# intro

This notebook will walk through some of the basics of retreiving data from a SQL relational database. We will be using the SQLite database we designed in our previous discussion on creating SQL databases, and likewise will be using the sqlite3 and python modules to facilitate our queries. As with the previous notebook, the focus will be on the SQL commands; detailed explanations of the Python script fall outside the scope of this discussion, but efforts have been made to comment the code should you wish to understand the logic behind it.
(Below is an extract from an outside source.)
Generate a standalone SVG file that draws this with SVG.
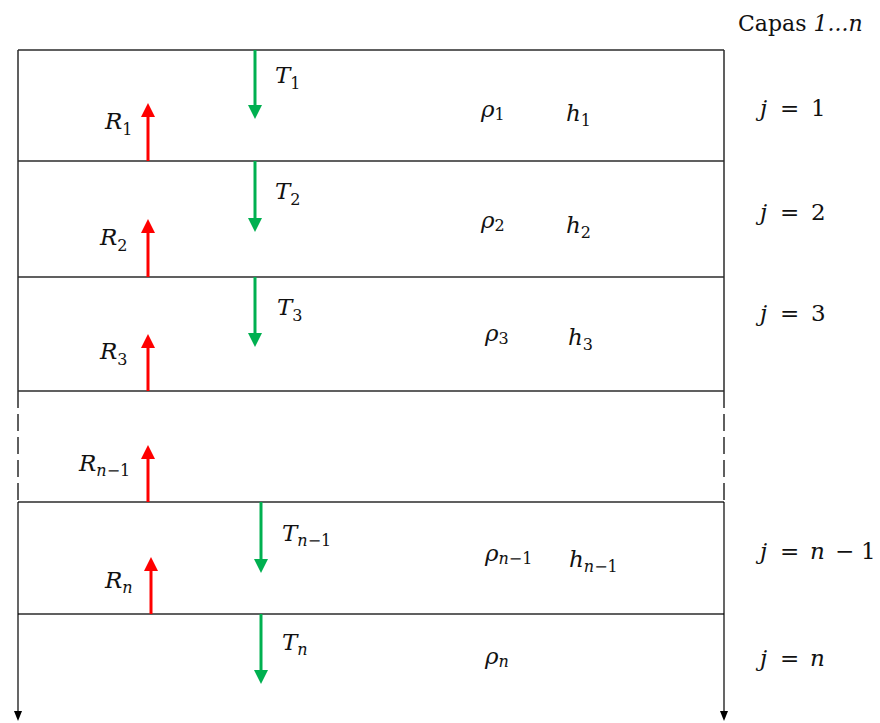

As we already discussed the basic theory in the last notebook, we'll save the preamble and dive straight into querying our database, picking up the theory as we go:


In [2]:
## setting up our notebook to be able to query the database

import pandas as pd
import sqlite3
from IPython.core.display import display, HTML

# objects used to configure and communicate with database
conn = sqlite3.connect("movies.db")
c = conn.cursor()
c.execute("PRAGMA foreign_keys = ON")

# function to display results of database queries
def display_results(command, display_all=False):
    # returns results of sql command as list of tuples
    results = c.execute(command).fetchall()
    # collect names of columns requested in query
    column_names = [feature_tuple[0] for feature_tuple in c.description]
    # build a pandas dataframe of results
    results_df = pd.DataFrame(results, columns=column_names)
    if display_all:
        # display dataframe as cell output with max_colwidth set to 1000 chars
        with pd.option_context("display.max_colwidth", 1000):
            display(results_df)
    # otherwise display dataframe as cell output with default display settings
    else:
        display(results_df)

## SELECT

Every query asking for data from a SQL database has at it's core a `SELECT` statement. A basic `SELECT` statement takes the form `SELECT [column_names] from [table name]`. Let's take a look at an example:

In [7]:
display_results(command = """
                          SELECT title, runtime, release_date FROM movies 
                          LIMIT 5
                          """)

Unnamed: 0,title,runtime,release_date
0,Ariel,69,1988-10-21
1,Shadows in Paradise,76,1986-10-16
2,Four Rooms,98,1995-12-09
3,Judgment Night,110,1993-10-15
4,Star Wars,121,1977-05-25


As with pretty much all basic SQL commands, the above `SELECT` statement should be fairly easy to parse. We're `SELECT`ing the `title`, `runtime`, and `release_date` columns `FROM` the `movies` database, and `LIMIT`ing the number of results to `5` (without this limit statement, the query would return these columns for every entry in the database). Pretty straight forward, and there aren't really any surprises to be found with this query type - you can follow this logic to take information from any of the tables in our database.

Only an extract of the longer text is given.